Opinião: À Mesa com Portugal – Tudo menos gastronomia
Nesta minha crónica, evitei sempre a exposição de estados de alma, para isso, existem outros canais e outros contextos. Contudo, também tenho dias de querer falar de tudo menos de gastronomia.
Sugeriu-me o tempo de férias, olhar os outros, os grupos, as famílias, as pessoas. Pensar o ser e o estar humano num tempo que se fala do indivíduo e do seu poder para encontrar a felicidade, seja isso o que for. Não serei especialista, mas tenho a sensibilidade de sentir com os olhos e com os ouvidos.
Desde os tempos mais antigos da evolução humana, os seres humanos tentaram lidar com a solidão, fugiram a ela criando os rituais de grupo. O estar sozinho nunca foi uma opção, mas mais um acaso fortuito da vida a que a todos quiseram escapar. Amarga, escura, fria, a solidão teve sempre um contexto de impressão negativa do ser. Em consequência, até nos momentos mais íntimos, se construíram os contextos de comunidade. Talvez por isso, as escolhas, nem sempre boas, para a ela escapar. Ou então, a liberdade de escolha nunca existiu, apenas fomos procurando as opções entre as possibilidades presentes, fomos inventando boas histórias com finais felizes. O casamento é disso grande prova. A ausência de conversa, a falta de olhar cúmplice, as palavras secas e agressivas, dizem o que o silêncio quer calar. A procura constante num telemóvel, que traz o assunto, que enrola o tempo, facilita o disfarce, enquanto o expõe. O mesmo poderia dizer-se da vida ocupada entre solicitações.

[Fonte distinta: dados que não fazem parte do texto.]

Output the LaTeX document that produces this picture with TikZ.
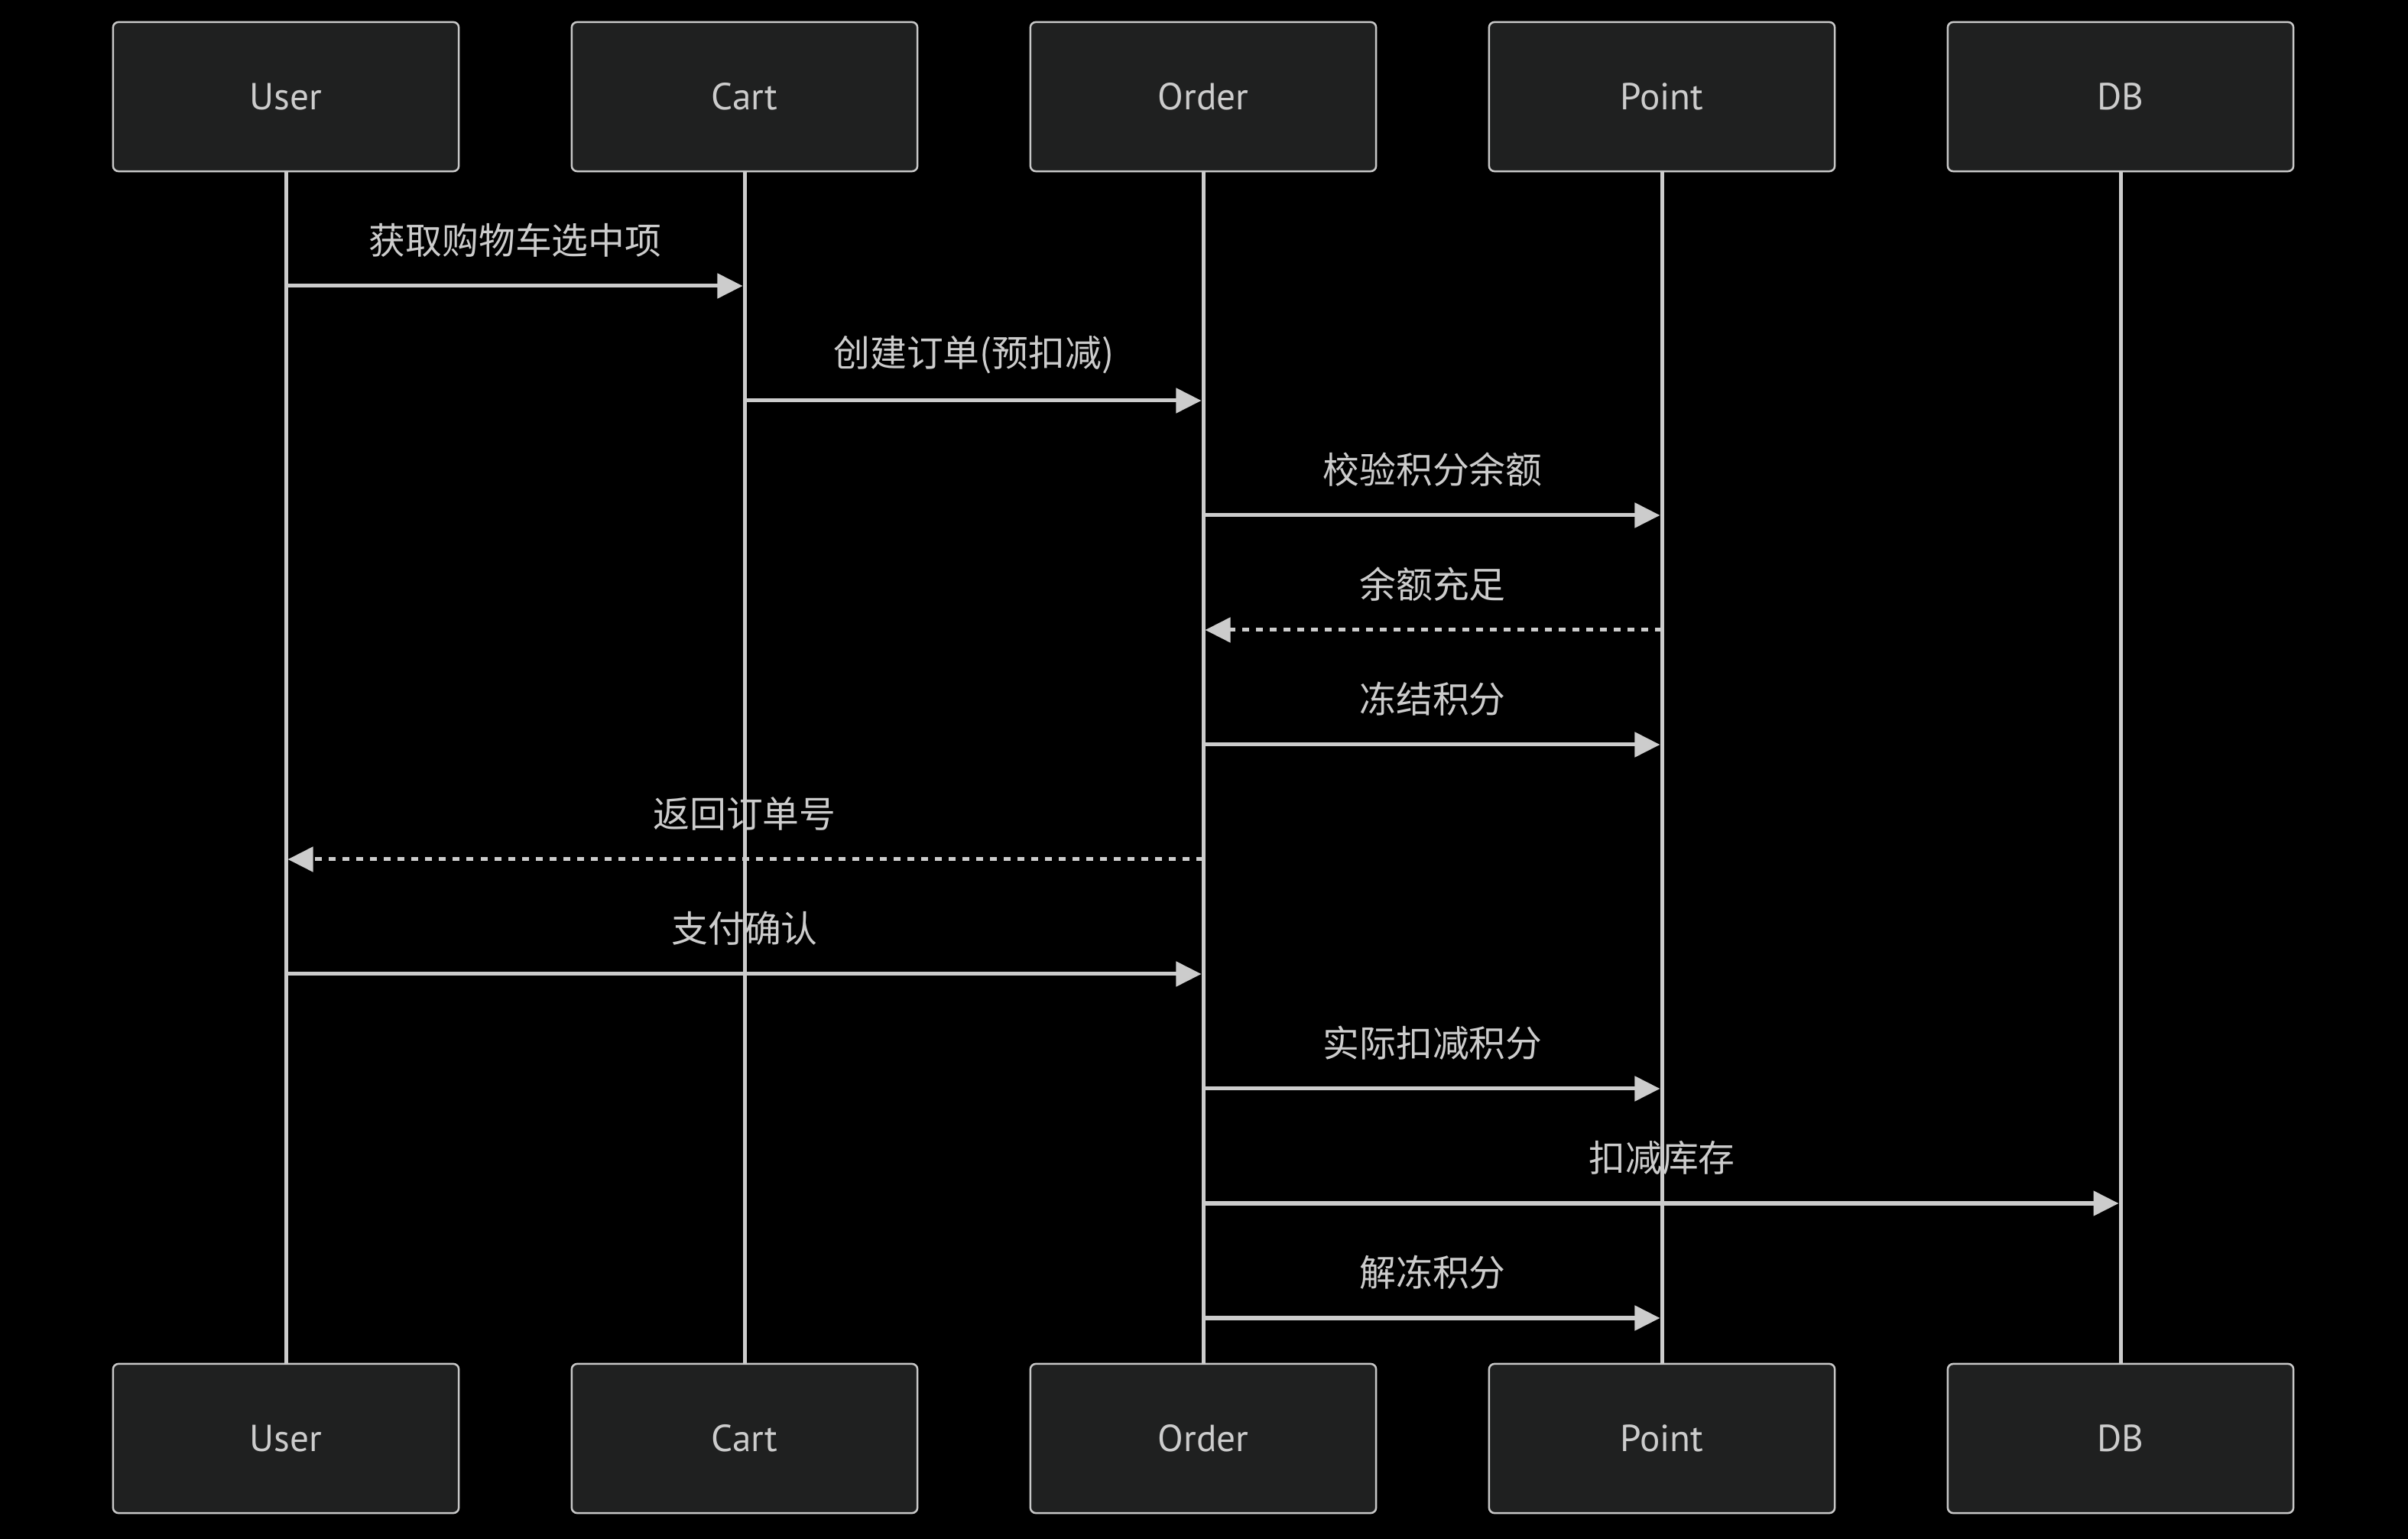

É claro que, se é uma realidade do presente, também o terá sido no passado. Outrora, o casamento por amor era, muitas vezes, um eufemismo barato para o rosário do que iria ser a vida a dois. As histórias das mulheres que tenho ouvido no silêncio das cozinhas dizem-me o quanto tal não é um assunto novo.
Mas o que é novo é a vontade de esclarecimento e a capacidade de expor aos nossos olhos as nossas mais sentidas expetativas. Outrora, era difícil escapar à crítica social, ao julgamento, hoje, a ferramenta do eu na sua relação com o grupo permite uma outra abordagem. Até porque a história não pára no momento presente, há que pensar instituições sociais criadas para regular as relações e perceber como elas podem evoluir. Ouvir a solidão interior, a má, aquela que nos despe, e a boa, aquela que nos faz caminhar para lugar seguro.